## DIRECTION
Print nothing but the lines from the start of the listing below through the line that contains "suph = [3, 6, 0, 1, 1, 0, 1, 4, 2, 7, 1, 2]". Do not include the pictures.

═══ MATERIAL PROVIDED

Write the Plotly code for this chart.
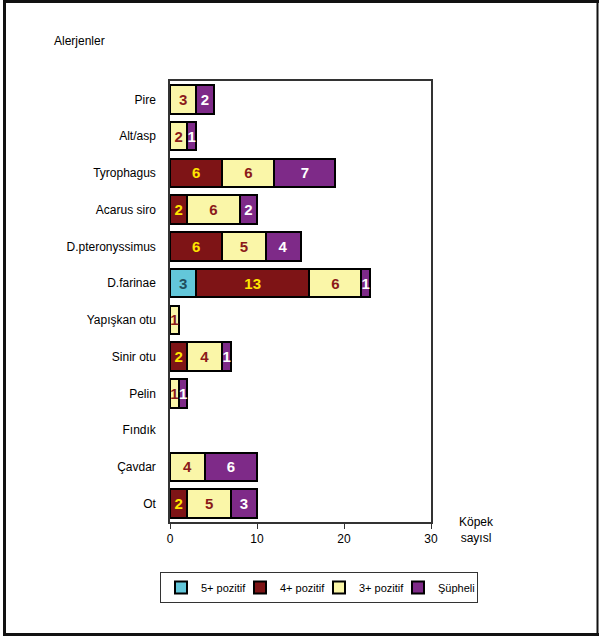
import plotly.graph_objects as go

# Categories from bottom to top
allergens = ["Ot", "Çavdar", "Fındık", "Pelin", "Sinir otu", "Yapışkan otu",
             "D.farinae", "D.pteronyssimus", "Acarus siro", "Tyrophagus", "Alt/asp", "Pire"]
pos5 = [0, 0, 0, 0, 0, 0, 3, 0, 0, 0, 0, 0]
pos4 = [2, 0, 0, 0, 2, 0, 13, 6, 2, 6, 0, 0]
pos3 = [5, 4, 0, 1, 4, 1, 6, 5, 6, 6, 2, 3]
suph = [3, 6, 0, 1, 1, 0, 1, 4, 2, 7, 1, 2]

series = [
    ("5+ pozitif", pos5, "#63C7DA", "#1F4F5E"),
    ("4+ pozitif", pos4, "#7E1416", "#FFE400"),
    ("3+ pozitif", pos3, "#FAF6A8", "#8B1A1A"),
    ("Şüpheli", suph, "#7E2A88", "#FFFFFF"),
]

W, H = 599, 637
L, R, T, B = 170, 168, 81, 115
pw, ph = W - L - R, H - T - B

def px(x):
    return (x - L) / pw

def py(y):
    return (H - B - y) / ph

fig = go.Figure()
for name, vals, col, tcol in series:
    fig.add_trace(go.Bar(
        y=allergens, x=[v if v else None for v in vals], name=name, orientation="h",
        marker=dict(color=col, line=dict(color="#000000", width=2)),
        text=[str(v) if v else "" for v in vals],
        textposition="inside", insidetextanchor="middle",
        constraintext="none", cliponaxis=False,
        textfont=dict(color=tcol, size=15, family="Liberation Sans, Arial", weight="bold"),
    ))

fig.update_layout(
    width=W, height=H,
    margin=dict(l=L, r=R, t=T, b=B),
    barmode="stack", bargap=0.22,
    paper_bgcolor="white", plot_bgcolor="white",
    font=dict(family="Liberation Sans, Arial", size=12, color="#000000"),
    showlegend=True,
    legend=dict(orientation="h", x=px(160), y=py(572), xanchor="left", yanchor="top",
                bordercolor="#333333", borderwidth=1, bgcolor="white",
                font=dict(size=11), entrywidth=34, itemwidth=30, traceorder="normal"),
    xaxis=dict(range=[0, 30], tickvals=[0, 10, 20, 30], ticks="outside", ticklen=5,
               tickcolor="#333333", showgrid=False, zeroline=False,
               showline=True, linecolor="#333333", linewidth=1.5, mirror=True,
               tickfont=dict(size=12)),
    yaxis=dict(categoryorder="array", categoryarray=allergens, ticks="",
               showgrid=False, showline=True, linecolor="#333333", linewidth=1.5,
               mirror=True, ticklabelstandoff=10, tickfont=dict(size=12)),
    annotations=[
        dict(text="Alerjenler", x=px(52), y=py(41), xref="paper", yref="paper",
             xanchor="left", yanchor="middle", showarrow=False, font=dict(size=12)),
        dict(text="Köpek<br>sayısl", x=px(476), y=py(530), xref="paper", yref="paper",
             xanchor="center", yanchor="middle", showarrow=False, font=dict(size=12)),
    ],
    shapes=[
        dict(type="line", xref="paper", yref="paper", x0=px(4.5), x1=px(4.5), y0=py(0), y1=py(636),
             line=dict(color="#111111", width=3)),
        dict(type="line", xref="paper", yref="paper", x0=px(3), x1=px(599), y0=py(1.5), y1=py(1.5),
             line=dict(color="#111111", width=3)),
        dict(type="line", xref="paper", yref="paper", x0=px(3), x1=px(599), y0=py(634.5), y1=py(634.5),
             line=dict(color="#111111", width=3)),
        dict(type="line", xref="paper", yref="paper", x0=px(597.5), x1=px(597.5), y0=py(0), y1=py(636),
             line=dict(color="#111111", width=2)),
    ],
)

fig.write_html("out.html", config={"displayModeBar": False},
               post_script="document.body.style.margin='0';document.body.style.overflow='hidden';")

══════

## RESULT FOR THIS EXERCISE
Write the Plotly code for this chart.
import plotly.graph_objects as go

# Categories from bottom to top
allergens = ["Ot", "Çavdar", "Fındık", "Pelin", "Sinir otu", "Yapışkan otu",
             "D.farinae", "D.pteronyssimus", "Acarus siro", "Tyrophagus", "Alt/asp", "Pire"]
pos5 = [0, 0, 0, 0, 0, 0, 3, 0, 0, 0, 0, 0]
pos4 = [2, 0, 0, 0, 2, 0, 13, 6, 2, 6, 0, 0]
pos3 = [5, 4, 0, 1, 4, 1, 6, 5, 6, 6, 2, 3]
suph = [3, 6, 0, 1, 1, 0, 1, 4, 2, 7, 1, 2]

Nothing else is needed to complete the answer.